I enjoy good animation. And a good story. And creativity.
Not surprising, then, that I was intrigued by the Samurai Jack series when it hit Cartoon Network in the early 2000s. Admittedly, sometimes I thought it was weird; other times cheesy. And there were episodes I wasn't exactly enthralled with. But there were special times when the whole production team would just nail an episode. The combination of animation, backgrounds, audio, story line, and creativity hit the highest mark. The following clip provides an example.
And so I suppose it shouldn't be surprising that when I discovered menko a couple of years ago, they also intrigued me. The artwork and colors on many menko from the old days are just fantastic. So much so, that when I recently came across a book called Sayonara Home Run—which told the story of baseball and menko in Japan—I snatched it up and read it, cover to cover.
During that reading, I came across a particular Japanese baseball player whose profile reminded me of Samurai Jack.
Soon a formula worked itself out in my mind.
Menko + Samurai Jack = Custom Card.
So I got to work. Here's how it turned out. (Front and back shown.)
Design elements on the card front: The Japanese kanji character at top left is for "samurai". The phonetic "Jakku" ties the card to phonetic spellings used on baseball menko of the late-1940s, and indicates how a Japanese speaker might pronounce the American name "Jack" using the syllable sounds of the Japanese language. A famous example from the era is a Babe Ruth menko that spells his name "Bebu Lusu" on the front.

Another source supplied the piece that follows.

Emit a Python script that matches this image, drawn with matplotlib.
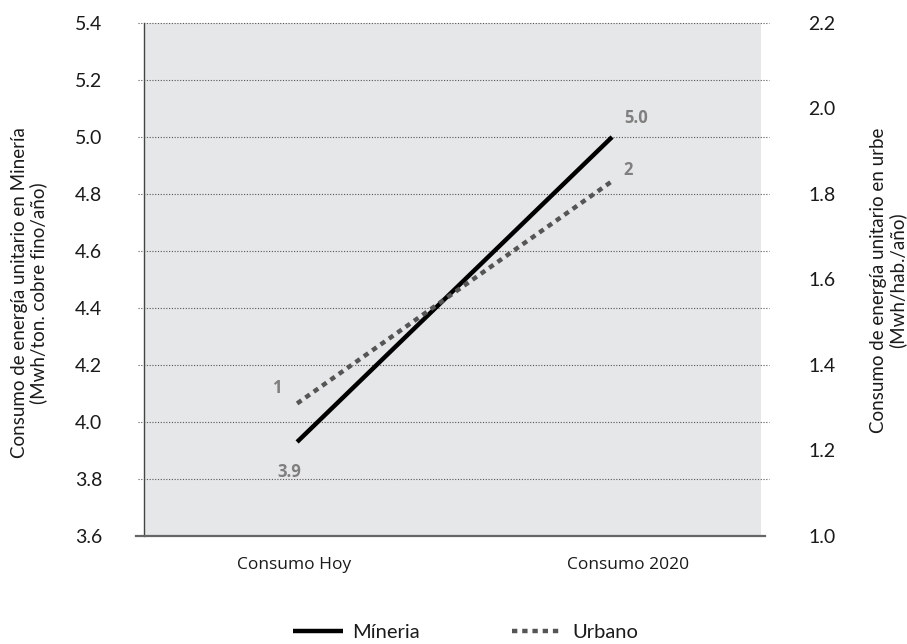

As for the card back, the image of Jack is from an episode that was set in outer space (season 01, episode 05). The number 0105 on top is a little reference to that. On the bottom, the Japanese katakana characters spell out the word "spaceman" (su pe - su man).
For extra realism, I placed the digital designs on top of a scan that I'd made of an actual baseball menko. I really like the way it looks, to the point that I'm going to try printing some here at home. If it works out well, I'll post an update on the blog.
Until then, thanks very much for reading. Hope you enjoyed this special custom menko.
PS: Ryan at Japanese Sumo Wrestling Cards and Menko, thank you for verifying the kanji and katakana characters for me. If the printed versions do work out, you're definitely getting one.